What we are seeing here in Colorado is that the older utilities with established water portfolios and utility works have significantly lower rates, just because they got in the game early and developed their water supplies long ago. Now they worry about firming supplies and aging infrastructure, while the newer satellite communities struggle to develop much more costly water supplies.Chris said:
We see rates as low as $3/1000 gal upwards to $20/1000gal here in CO. Almost everyone in the Front Range is going to inclining tiered rate structures, if not water budget approaches.

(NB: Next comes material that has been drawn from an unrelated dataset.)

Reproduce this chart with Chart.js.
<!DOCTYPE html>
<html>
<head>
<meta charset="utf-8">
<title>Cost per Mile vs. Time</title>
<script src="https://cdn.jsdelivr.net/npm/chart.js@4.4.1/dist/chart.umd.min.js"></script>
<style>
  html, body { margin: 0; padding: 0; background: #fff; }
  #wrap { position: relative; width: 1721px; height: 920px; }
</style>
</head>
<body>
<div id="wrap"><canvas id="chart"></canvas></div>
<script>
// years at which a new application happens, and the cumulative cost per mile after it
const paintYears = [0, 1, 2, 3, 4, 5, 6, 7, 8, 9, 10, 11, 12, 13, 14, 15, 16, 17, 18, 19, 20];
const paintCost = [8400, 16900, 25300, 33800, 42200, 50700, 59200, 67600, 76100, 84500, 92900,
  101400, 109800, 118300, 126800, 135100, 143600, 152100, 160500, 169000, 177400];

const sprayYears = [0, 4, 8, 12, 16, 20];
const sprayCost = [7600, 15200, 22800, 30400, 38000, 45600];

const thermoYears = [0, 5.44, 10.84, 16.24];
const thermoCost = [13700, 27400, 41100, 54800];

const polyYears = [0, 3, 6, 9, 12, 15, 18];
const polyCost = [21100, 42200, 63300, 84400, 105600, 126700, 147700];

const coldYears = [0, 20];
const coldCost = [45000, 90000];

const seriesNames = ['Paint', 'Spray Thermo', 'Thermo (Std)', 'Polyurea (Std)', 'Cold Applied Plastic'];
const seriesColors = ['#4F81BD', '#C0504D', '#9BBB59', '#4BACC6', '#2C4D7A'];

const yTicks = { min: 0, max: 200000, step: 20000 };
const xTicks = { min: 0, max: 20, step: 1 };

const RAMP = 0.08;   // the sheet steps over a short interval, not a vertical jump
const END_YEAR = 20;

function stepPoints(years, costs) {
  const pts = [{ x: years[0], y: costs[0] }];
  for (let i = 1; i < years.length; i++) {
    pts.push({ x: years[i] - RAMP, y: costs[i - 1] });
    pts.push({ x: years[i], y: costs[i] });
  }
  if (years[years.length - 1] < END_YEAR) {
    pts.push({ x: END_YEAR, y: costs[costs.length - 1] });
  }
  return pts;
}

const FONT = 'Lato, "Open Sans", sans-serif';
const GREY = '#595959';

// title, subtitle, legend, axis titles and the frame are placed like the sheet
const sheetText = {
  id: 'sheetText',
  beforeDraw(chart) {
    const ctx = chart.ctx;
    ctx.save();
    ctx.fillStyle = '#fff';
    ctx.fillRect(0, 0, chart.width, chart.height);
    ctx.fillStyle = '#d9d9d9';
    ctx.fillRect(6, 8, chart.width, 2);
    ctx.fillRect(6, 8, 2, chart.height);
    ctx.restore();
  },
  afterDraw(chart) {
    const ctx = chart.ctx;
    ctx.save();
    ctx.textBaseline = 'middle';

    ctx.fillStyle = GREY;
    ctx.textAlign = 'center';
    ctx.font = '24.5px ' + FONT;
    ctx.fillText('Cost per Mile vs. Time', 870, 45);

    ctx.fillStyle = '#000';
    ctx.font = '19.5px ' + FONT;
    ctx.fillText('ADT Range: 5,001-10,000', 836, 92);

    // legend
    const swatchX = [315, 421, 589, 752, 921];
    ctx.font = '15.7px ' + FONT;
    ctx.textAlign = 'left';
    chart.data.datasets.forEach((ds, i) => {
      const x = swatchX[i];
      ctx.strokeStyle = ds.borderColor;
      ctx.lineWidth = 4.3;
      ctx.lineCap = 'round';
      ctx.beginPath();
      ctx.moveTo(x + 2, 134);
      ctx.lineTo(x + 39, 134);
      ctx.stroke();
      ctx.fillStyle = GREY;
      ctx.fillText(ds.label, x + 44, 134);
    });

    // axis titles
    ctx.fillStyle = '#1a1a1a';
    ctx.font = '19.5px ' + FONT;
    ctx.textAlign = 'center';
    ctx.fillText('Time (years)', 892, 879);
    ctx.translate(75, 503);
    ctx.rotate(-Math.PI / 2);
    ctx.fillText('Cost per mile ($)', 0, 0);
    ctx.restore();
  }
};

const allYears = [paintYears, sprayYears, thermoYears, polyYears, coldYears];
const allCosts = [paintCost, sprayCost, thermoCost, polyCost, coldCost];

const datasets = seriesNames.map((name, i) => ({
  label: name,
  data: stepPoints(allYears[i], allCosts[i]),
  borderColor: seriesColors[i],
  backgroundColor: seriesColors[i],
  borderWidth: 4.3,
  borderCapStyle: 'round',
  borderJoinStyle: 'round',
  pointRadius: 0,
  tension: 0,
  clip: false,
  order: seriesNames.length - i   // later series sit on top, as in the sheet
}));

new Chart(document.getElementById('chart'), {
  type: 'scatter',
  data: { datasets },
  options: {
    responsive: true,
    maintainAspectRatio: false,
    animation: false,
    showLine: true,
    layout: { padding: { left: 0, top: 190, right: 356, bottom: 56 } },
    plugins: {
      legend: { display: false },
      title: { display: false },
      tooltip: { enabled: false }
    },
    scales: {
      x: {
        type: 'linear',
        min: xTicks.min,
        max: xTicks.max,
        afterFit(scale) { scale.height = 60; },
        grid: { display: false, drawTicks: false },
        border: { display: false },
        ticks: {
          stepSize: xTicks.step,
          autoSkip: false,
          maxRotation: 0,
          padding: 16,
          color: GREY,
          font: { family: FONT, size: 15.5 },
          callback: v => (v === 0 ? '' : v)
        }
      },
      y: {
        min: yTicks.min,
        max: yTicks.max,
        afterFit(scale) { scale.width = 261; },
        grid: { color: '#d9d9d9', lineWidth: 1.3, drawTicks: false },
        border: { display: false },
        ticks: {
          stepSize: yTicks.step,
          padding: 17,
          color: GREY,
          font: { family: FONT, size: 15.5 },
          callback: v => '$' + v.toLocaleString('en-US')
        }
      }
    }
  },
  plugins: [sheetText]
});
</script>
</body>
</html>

Interestingly, demographics are starting to catch up with us. By that I mean two things – many of the water utilities or districts were previously in a growth dominated model and much of their total revenue was generated by tap fees and plant investment fees for new development. This could previously mask or compensate for low rates. As service areas become built out, this business model doesn’t work, as there are not enough new taps to sell to sustain the utility capital needs. This puts pressure on elected City Council members to raise rates to compensate for lost fees. Obviously, almost all of the utility costs are fixed – treated water volume really is insignificant compared to fixed labor and infrastructure, so the inclining rate structure is a mechanism to capture more revenue, while at the same time it depresses consumption and thus revenue. Second, this collides with the demographics of an aging population, who are more likely to have fixed incomes and thus are “rate sensitive”. These same aging boomers are more likely to be politically active and monitor the activities of rate setting commissions and councils.
All of this is to say that the rate per volume of treated water sold is on an upward trend here in Colorado and this trend will continue, but of course the agricultural disconnect remains intact.

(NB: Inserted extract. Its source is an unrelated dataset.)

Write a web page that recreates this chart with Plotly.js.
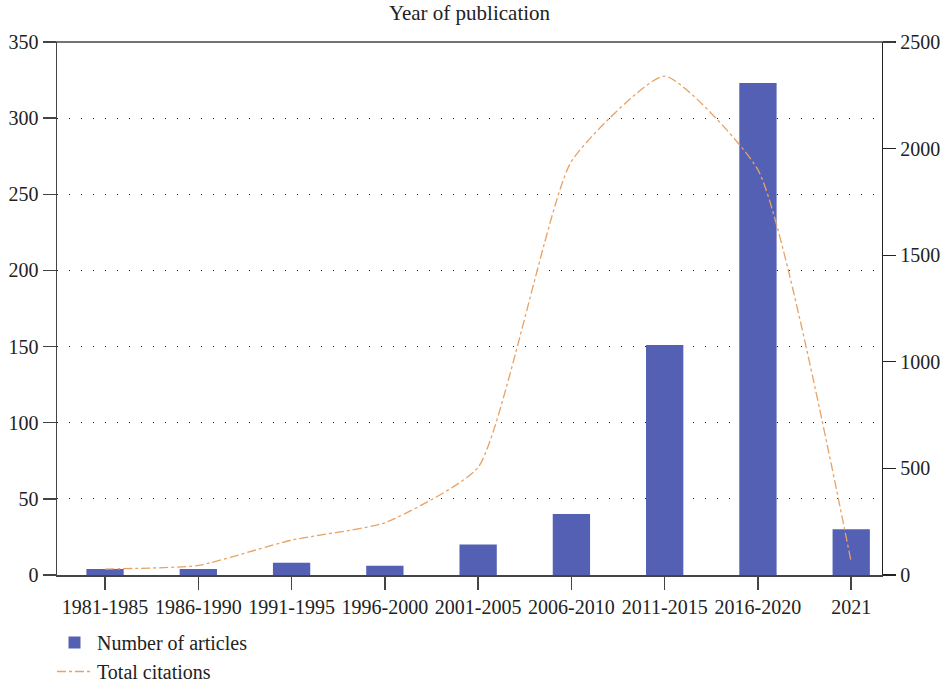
<!DOCTYPE html>
<html>
<head>
<meta charset="utf-8">
<script src="https://cdn.plot.ly/plotly-3.0.1.min.js"></script>
<style>html,body{margin:0;padding:0;background:#fff;}#chart{width:947px;height:682px;}</style>
</head>
<body>
<div id="chart"></div>
<script>
const categories = ["1981-1985","1986-1990","1991-1995","1996-2000","2001-2005","2006-2010","2011-2015","2016-2020","2021"];
const articles = [4, 4, 8, 6, 20, 40, 151, 323, 30];
const citations = [28, 45, 164, 245, 505, 1940, 2340, 1900, 60];
const leftTicks = [0, 50, 100, 150, 200, 250, 300, 350];
const rightTicks = [0, 500, 1000, 1500, 2000, 2500];

const fam = "Liberation Serif, Times New Roman, serif";
const tickFont = {family: fam, size: 20, color: "#222"};

const traces = [
  {
    type: "bar", name: "Number of articles", x: categories, y: articles,
    marker: {color: "#5360b4"}, width: 0.4, yaxis: "y"
  },
  {
    type: "scatter", mode: "lines", name: "Total citations", x: categories, y: citations,
    line: {color: "#e8a263", width: 1.3, dash: "dashdot", shape: "spline", smoothing: 0.5},
    yaxis: "y2"
  }
];

const layout = {
  width: 947, height: 682,
  margin: {l: 57, r: 65, t: 42, b: 107, autoexpand: false},
  paper_bgcolor: "#fff", plot_bgcolor: "#fff",
  font: tickFont,
  title: {text: "Year of publication", font: {family: fam, size: 21, color: "#222"},
          x: 0.5, xref: "paper", y: 1 - 13/682, yref: "container", yanchor: "middle"},
  showlegend: true,
  legend: {x: 52/947, xref: "container", xanchor: "left", y: (682 - 623)/682, yref: "container", yanchor: "top",
           orientation: "v",
           font: {family: fam, size: 20, color: "#222"}, bgcolor: "rgba(0,0,0,0)",
           tracegroupgap: 0, itemwidth: 35},
  xaxis: {
    type: "category", range: [-0.515, 8.33], tickangle: 0,
    showline: true, linecolor: "#444", linewidth: 1.5,
    ticks: "outside", ticklen: 13, tickcolor: "#444", tickwidth: 1.5,
    showgrid: false, zeroline: false,
    tickfont: tickFont
  },
  yaxis: {
    range: [0, 350], tickvals: leftTicks,
    showline: true, linecolor: "#444", linewidth: 1.5,
    ticks: "outside", ticklen: 13, tickcolor: "#444", tickwidth: 1.5,
    showgrid: true, gridcolor: "#222", gridwidth: 1, griddash: "1px,11px",
    zeroline: false,
    tickfont: tickFont
  },
  yaxis2: {
    range: [0, 2500], tickvals: rightTicks, overlaying: "y", side: "right",
    showline: true, linecolor: "#222", linewidth: 1.2,
    ticks: "outside", ticklen: 13, tickcolor: "#222", tickwidth: 1.2,
    showgrid: false, zeroline: false,
    tickfont: tickFont
  },
  shapes: [
    {type: "line", xref: "paper", yref: "paper", x0: -0.016, x1: 1.016, y0: 1, y1: 1,
     line: {color: "#444", width: 1.5}}
  ]
};

Plotly.newPlot("chart", traces, layout, {displayModeBar: false, staticPlot: true});
</script>
</body>
</html>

Not much to add beyond what Reagan has said. However, I would divide utilities on growth, not age. For example, I tend to think of Colorado Springs Utilities as an "older" utility, yet their prices are rising as fast as anyone's. Primarily because, as Reagan mentions, they are "struggling to develop much more costly water supplies."On that note, Reagan added:
Mark Pifher (Aurora) and John Fredell (Colorado Springs) gave very similar talks at this year's Colorado Water Congress. Both talked about their respective cities new water supply infrastructure and the price increases that have come along with it.

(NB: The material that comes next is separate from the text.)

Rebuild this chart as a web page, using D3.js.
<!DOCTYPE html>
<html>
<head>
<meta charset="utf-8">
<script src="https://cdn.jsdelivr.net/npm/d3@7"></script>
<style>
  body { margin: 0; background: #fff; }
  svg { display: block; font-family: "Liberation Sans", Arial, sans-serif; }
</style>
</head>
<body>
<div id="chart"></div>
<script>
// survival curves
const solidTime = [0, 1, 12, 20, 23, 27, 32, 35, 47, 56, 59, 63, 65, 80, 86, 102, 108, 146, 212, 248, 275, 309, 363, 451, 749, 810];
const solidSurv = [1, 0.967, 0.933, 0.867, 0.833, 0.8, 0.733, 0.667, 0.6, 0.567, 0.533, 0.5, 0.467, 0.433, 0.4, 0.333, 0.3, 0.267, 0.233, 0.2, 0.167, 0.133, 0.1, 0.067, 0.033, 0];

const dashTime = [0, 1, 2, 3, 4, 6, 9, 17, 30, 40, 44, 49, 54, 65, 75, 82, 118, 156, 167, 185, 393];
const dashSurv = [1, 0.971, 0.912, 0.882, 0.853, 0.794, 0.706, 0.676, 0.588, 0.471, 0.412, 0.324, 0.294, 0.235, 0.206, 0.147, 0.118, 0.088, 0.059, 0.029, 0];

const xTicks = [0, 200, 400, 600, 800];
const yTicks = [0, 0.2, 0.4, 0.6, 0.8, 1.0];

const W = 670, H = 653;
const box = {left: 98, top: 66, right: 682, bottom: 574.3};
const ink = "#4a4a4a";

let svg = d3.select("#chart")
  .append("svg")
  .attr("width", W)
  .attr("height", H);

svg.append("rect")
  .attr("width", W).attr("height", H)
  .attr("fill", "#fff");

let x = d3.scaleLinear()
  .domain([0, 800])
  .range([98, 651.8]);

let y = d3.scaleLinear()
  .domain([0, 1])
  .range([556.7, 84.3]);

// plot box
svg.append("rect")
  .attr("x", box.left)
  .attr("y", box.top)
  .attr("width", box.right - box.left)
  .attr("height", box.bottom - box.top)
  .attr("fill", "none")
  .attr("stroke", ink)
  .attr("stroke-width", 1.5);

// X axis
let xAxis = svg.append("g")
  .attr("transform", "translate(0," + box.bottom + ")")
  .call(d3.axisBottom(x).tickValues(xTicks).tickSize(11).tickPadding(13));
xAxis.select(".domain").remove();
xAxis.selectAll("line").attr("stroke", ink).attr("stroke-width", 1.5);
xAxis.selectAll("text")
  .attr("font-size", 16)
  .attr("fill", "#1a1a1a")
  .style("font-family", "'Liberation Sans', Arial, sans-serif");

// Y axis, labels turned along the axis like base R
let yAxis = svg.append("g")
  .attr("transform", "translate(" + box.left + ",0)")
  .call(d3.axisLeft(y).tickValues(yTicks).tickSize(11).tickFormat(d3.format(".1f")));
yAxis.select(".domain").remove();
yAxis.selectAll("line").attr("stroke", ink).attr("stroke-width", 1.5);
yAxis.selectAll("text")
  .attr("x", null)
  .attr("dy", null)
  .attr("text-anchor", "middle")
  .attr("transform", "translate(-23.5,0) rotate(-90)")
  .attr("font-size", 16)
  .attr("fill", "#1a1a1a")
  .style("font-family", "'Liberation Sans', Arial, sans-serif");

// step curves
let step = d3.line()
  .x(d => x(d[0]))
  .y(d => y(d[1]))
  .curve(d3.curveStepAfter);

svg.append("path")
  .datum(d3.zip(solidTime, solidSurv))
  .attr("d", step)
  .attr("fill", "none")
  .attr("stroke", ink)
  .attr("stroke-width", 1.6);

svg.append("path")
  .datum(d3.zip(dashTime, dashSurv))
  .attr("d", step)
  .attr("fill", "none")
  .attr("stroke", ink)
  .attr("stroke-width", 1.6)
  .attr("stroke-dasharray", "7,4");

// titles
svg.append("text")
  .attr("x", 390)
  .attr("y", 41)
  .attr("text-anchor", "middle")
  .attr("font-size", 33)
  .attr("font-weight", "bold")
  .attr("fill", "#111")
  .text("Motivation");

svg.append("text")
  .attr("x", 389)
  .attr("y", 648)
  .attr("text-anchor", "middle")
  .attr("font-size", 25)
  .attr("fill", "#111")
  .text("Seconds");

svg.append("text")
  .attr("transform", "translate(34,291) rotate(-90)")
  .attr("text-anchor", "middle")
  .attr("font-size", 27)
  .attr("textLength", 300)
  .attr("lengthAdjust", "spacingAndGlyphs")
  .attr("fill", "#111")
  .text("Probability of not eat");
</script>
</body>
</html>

Somewhat related, and along the lines of future infrastructure costs, the Western Governors Association has a report out entitled: Water Resources Infrastructure Strategies: Identifying, Prioritizing and Financing Needs [PDF]
The future short-term infrastructure costs they estimate are pretty staggering (in the trillions). As Reagan says, the funding model which paid for this through growth is most likely going to need revisiting (not that this is a bad thing).
The utility managers and their financial officers know well what is needed to sustain their systems, but there is a political downside for the elected officials if rates rise too rapidly in order to get where they need to be to achieve sustainable operations. What I observe is that the elected are balancing many financial shortfalls in all categories of public services and that funding for schools, roads and prisons seem to carry the most political upside for them. The other side of this that would be interesting to investigate is the debt load that water utilities are carrying to pay for infrastructure investments that were not adequately captured in rates and fees.[My] Bottom Line: Water prices based on the cost of past investments and changing infrastructure needs mean that customers in the same region can face very different prices for water service. Different prices may not seem fair, but they may not even be efficient if they do not reflect water scarcity.